Fortescue Future Industries and Woodside have been selected as the two finalists in the race to develop what could be one of the world’s largest green hydrogen projects – a 600 MW facility in New Zealand.
After 80 companies expressed in the project last year, the shortlist has been whittled down to two, with billionaire Andrew “Twiggy” Forrest’s Fortescue Future Industries (FFI) facing off against gas giant Woodside. The pair are now entering final negotiations to develop the reportedly AUD 4.5 billion ($3.1 billion) project.
Southern Green Hydrogen, which proposed the megaproject, is a joint venture between New Zealand power providers Meridian Energy and Contact Energy. It was set up in June 2021 to explore the opportunity of producing green hydrogen on New Zealand’s southernmost tip, following the announcement that Rio Tinto would close its Tiwai Point aluminum smelter, which is primarily powered by a Meridian hydroelectric plant.
The vision is to build a 600 MW facility which would use the power from Meridian’s Manapouri hydro scheme to energise hydrogen electrolysers, producing green hydrogen or green ammonia for export. According to Meridian Energy CEO Neal Barclay, the proposals received from both FFI and Woodside made it clear a Southland hydrogen facility would be both technically feasible and commercially sound, and both companies would be capable of delivering it. FFI and Woodside have now been asked to provide more detailed proposals to Southern Green Hydrogen by the end of August, with the final selection of lead developer to be announced soon after.
Rio Tinto has since wavered on its decision to close the Tiwai Point smelter, but the New Zealand media have quoted Meridian’s Barclay as saying that the company does not plan to continue Rio Tinto’s current energy contract, even if it wanted to keep its smelter operating. Likewise, spokespeople for Meridian have said the Southern Green Hydrogen project is not contingent on the smelter closing.

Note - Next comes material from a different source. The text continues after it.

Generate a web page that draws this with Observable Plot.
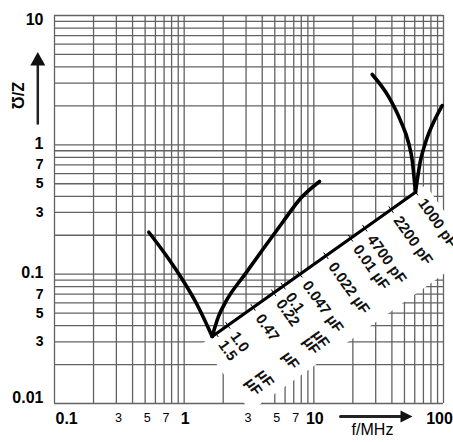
<!DOCTYPE html>
<html><head><meta charset="utf-8">
<script src="https://cdn.jsdelivr.net/npm/d3@7"></script>
<script src="https://cdn.jsdelivr.net/npm/@observablehq/plot@0.6"></script>
<style>body{margin:0;background:#fff}</style>
</head><body><div id="chart"></div>
<script>
// ---- data ----
const xGrid = [0.1,0.2,0.3,0.4,0.5,0.6,0.7,0.8,0.9,1,2,3,4,5,6,7,8,9,10,20,30,40,50,60,70,80,90,100];
const yGrid = [0.01,0.02,0.03,0.04,0.05,0.06,0.07,0.08,0.09,0.1,0.2,0.3,0.4,0.5,0.6,0.7,0.8,0.9,1,2,3,4,5,6,7,8,9,10];
const xMajorTicks = [0.1, 1, 10, 100];
const xMajorLabels = ["0.1", "1", "10", "100"];
const xMinorTicks = [0.3, 0.5, 0.7, 3, 5, 7];
const xMinorLabels = ["3", "5", "7", "3", "5", "7"];
const yMajorTicks = [10, 1, 0.1, 0.01];
const yMajorLabels = ["10", "1", "0.1", "0.01"];
const yMinorTicks = [0.7, 0.5, 0.3, 0.07, 0.05, 0.03];
const yMinorLabels = ["7", "5", "3", "7", "5", "3"];

// impedance curves (f in MHz, Z in ohm)
const v1LeftF  = [0.534, 0.718, 0.937, 1.245, 1.645];
const v1LeftZ  = [0.211, 0.142, 0.0959, 0.0593, 0.033];
const v1RightF = [1.645, 1.84, 2.12, 2.97, 4.09, 5.73, 7.89, 11.06];
const v1RightZ = [0.033, 0.0471, 0.0626, 0.101, 0.158, 0.251, 0.385, 0.521];
const v2LeftF  = [28.2, 37.9, 46.6, 54.0, 57.4, 60.8];
const v2LeftZ  = [3.50, 2.34, 1.54, 1.02, 0.757, 0.430];
const v2RightF = [60.8, 66.5, 72.6, 83.7, 97.7];
const v2RightZ = [0.430, 0.757, 1.04, 1.49, 2.01];
// resonance line (minimum points)
const resF = [1.645, 60.8];
const resZ = [0.033, 0.430];
// capacitance labels along the resonance line
const capNum  = ["1000","2200","4700","0.01","0.022","0.047","0.1","0.22","0.47","1.0","1.5"];
const capUnit = ["pF","pF","pF","µF","µF","µF","µF","µF","µF","µF","µF"];
const capF    = [61, 39.4, 24.7, 19.2, 12.4, 7.8, 5.8, 4.9, 3.4, 2.17, 1.76];

// ---- layout ----
const W = 453, H = 442, ML = 54, MR = 10, MT = 15, MB = 39;
const xs = d3.scaleLog().domain([0.1, 100]).range([ML, W - MR]);
const ys = d3.scaleLog().domain([0.01, 10]).range([H - MB, MT]);
const A = [xs(resF[0]), ys(resZ[0])], B = [xs(resF[1]), ys(resZ[1])];
const dAx = B[0] - A[0], dAy = B[1] - A[1], LAB = Math.hypot(dAx, dAy);
const u = [dAx / LAB, dAy / LAB], nrm = [-u[1], u[0]];
const rot = Math.atan2(nrm[1], nrm[0]) * 180 / Math.PI;
const ptAt = (t, d) => [A[0] + t * dAx + d * nrm[0], A[1] + t * dAy + d * nrm[1]];
const tOf = f => (Math.log(f) - Math.log(resF[0])) / (Math.log(resF[1]) - Math.log(resF[0]));
const inv = p => ({x: xs.invert(p[0]), y: ys.invert(p[1])});

const zip = (F, Z) => F.map((f, i) => ({f, z: Z[i]}));
const resLine = zip(resF, resZ);

const band = [ptAt(-0.05, 0), ptAt(1.05, 0), ptAt(1.05, 83), ptAt(-0.05, 83)].map(inv);
const ticks = capF.map(f => { const t = tOf(f); const a = inv(ptAt(t, -4)), b = inv(ptAt(t, 4)); return {x1: a.x, y1: a.y, x2: b.x, y2: b.y}; });
const numLabels = capNum.map((s, i) => ({...inv(ptAt(tOf(capF[i]), 10)), text: i < 6 ? s + " " + capUnit[i] : s}));
const unitLabels = capNum.map((s, i) => ({...inv(ptAt(tOf(capF[i]), 56)), text: capUnit[i]})).slice(6);

// axis arrows
const yArrowX = ML - 16.7;
const yShaft = [inv([yArrowX, MT + 50]), inv([yArrowX, MT + 108])];
const yHead = [inv([yArrowX, MT + 36.5]), inv([yArrowX - 7.5, MT + 50]), inv([yArrowX + 7.5, MT + 50])];
const xArrowY = H - MB + 13;
const xShaft = [inv([W - MR - 103, xArrowY]), inv([W - MR - 42, xArrowY])];
const xHead = [inv([W - MR - 31, xArrowY]), inv([W - MR - 43, xArrowY - 6]), inv([W - MR - 43, xArrowY + 6])];

const font = "'Liberation Sans', Arial, sans-serif";
const gridC = "#626262";
const curveOpts = {x: "f", y: "z", stroke: "black", strokeWidth: 3.6, curve: "monotone-x", strokeLinecap: "round"};

const chart = Plot.plot({
  width: W, height: H,
  marginLeft: ML, marginRight: MR, marginTop: MT, marginBottom: MB,
  x: {type: "log", domain: [0.1, 100], axis: null},
  y: {type: "log", domain: [0.01, 10], axis: null},
  style: {fontFamily: font, background: "white", color: "black"},
  marks: [
    Plot.ruleX(xGrid, {stroke: gridC, strokeWidth: 1.3}),
    Plot.ruleY(yGrid, {stroke: gridC, strokeWidth: 1.3}),
    Plot.line(band, {x: "x", y: "y", fill: "white", stroke: "none"}),
    // curves
    Plot.line(zip(v1LeftF, v1LeftZ), curveOpts),
    Plot.line(zip(v1RightF, v1RightZ), curveOpts),
    Plot.line(zip(v2LeftF, v2LeftZ), curveOpts),
    Plot.line(zip(v2RightF, v2RightZ), curveOpts),
    Plot.line(resLine, {x: "f", y: "z", stroke: "black", strokeWidth: 3.2, strokeLinecap: "round"}),
    Plot.link(ticks, {x1: "x1", y1: "y1", x2: "x2", y2: "y2", stroke: "black", strokeWidth: 1}),
    // capacitance labels
    Plot.text(numLabels, {x: "x", y: "y", text: "text", rotate: rot, textAnchor: "start", fontSize: 15, fontWeight: "bold", fill: "#111"}),
    Plot.text(unitLabels, {x: "x", y: "y", text: "text", rotate: rot, textAnchor: "start", fontSize: 15, fontWeight: "bold", fill: "#111"}),
    // x tick labels
    Plot.text([xMajorTicks[0]], {x: d => d, frameAnchor: "bottom", text: () => xMajorLabels[0], textAnchor: "start", lineAnchor: "top", dy: 9, dx: 1, fontSize: 16, fontWeight: "bold"}),
    Plot.text(xMajorTicks.slice(1, 3), {x: d => d, frameAnchor: "bottom", text: (d, i) => xMajorLabels[i + 1], textAnchor: "middle", lineAnchor: "top", dy: 9, dx: 1, fontSize: 16, fontWeight: "bold"}),
    Plot.text([xMajorTicks[3]], {x: d => d, frameAnchor: "bottom", text: () => xMajorLabels[3], textAnchor: "middle", lineAnchor: "top", dy: 9, dx: -4, fontSize: 16, fontWeight: "bold"}),
    Plot.text(xMinorTicks, {x: d => d, frameAnchor: "bottom", text: (d, i) => xMinorLabels[i], textAnchor: "middle", lineAnchor: "top", dy: 10, dx: 2, fontSize: 12.5}),
    // y tick labels
    Plot.text([yMajorTicks[0]], {y: d => d, frameAnchor: "left", text: () => yMajorLabels[0], textAnchor: "end", dx: -11, dy: 4, fontSize: 16, fontWeight: "bold"}),
    Plot.text(yMajorTicks.slice(1, 3), {y: d => d, frameAnchor: "left", text: (d, i) => yMajorLabels[i + 1], textAnchor: "end", dx: -11, dy: -1, fontSize: 16, fontWeight: "bold"}),
    Plot.text([yMajorTicks[3]], {y: d => d, frameAnchor: "left", text: () => yMajorLabels[3], textAnchor: "end", dx: -11, dy: -5.5, fontSize: 16, fontWeight: "bold"}),
    Plot.text(yMinorTicks, {y: d => d, frameAnchor: "left", text: (d, i) => yMinorLabels[i], textAnchor: "end", dx: -11, fontSize: 14, fontWeight: "bold"}),
    // axis titles and arrows
    Plot.line(yShaft, {x: "x", y: "y", stroke: "#222", strokeWidth: 2.5}),
    Plot.line(yHead, {x: "x", y: "y", fill: "#111", stroke: "none"}),
    Plot.line(xShaft, {x: "x", y: "y", stroke: "#222", strokeWidth: 3}),
    Plot.line(xHead, {x: "x", y: "y", fill: "#111", stroke: "none"}),
    Plot.text(["Z/Ω"], {frameAnchor: "top-left", dx: -31.5, dy: 80, rotate: 90, text: d => d, fontSize: 16, fontWeight: "bold", textAnchor: "middle"}),
    Plot.text(["f/MHz"], {frameAnchor: "bottom-right", dx: -71, dy: 31, text: d => d, fontSize: 16, textAnchor: "middle"})
  ]
});
document.getElementById("chart").appendChild(chart);
</script>
</body></html>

Hokonui representative and Ngāi Tahu lead for the green energy programme, Terry Nicholas, who has been closely involved with the project, believes the facility and its wider infrastructure could cost around NZD 5 billion ($3.2 billion). According to him, four potential sites for the facility have been identified.
Like Australia, New Zealand is keen to secure some of the green hydrogen market. Its government and private sector have committed around NZD 200 billion to support the development of the burgeoning industry.
The allure of a project with an already secured and established renewable energy input is no doubt vast – especially for FFI which is hoping to live up to the hype its created around itself, targeting 15 million tonnes of green hydrogen production by 2030.
The allure also holds true for Woodside, which is facing sharp and renewed criticism over its Scarborough gas project, a sustained focus environmental group Greenpeace. Woodside is looking to stay relevant through its move into hydrogen, but is notably pursuing both blue (hydrogen made from fossil gas) as well as some green, renewable projects.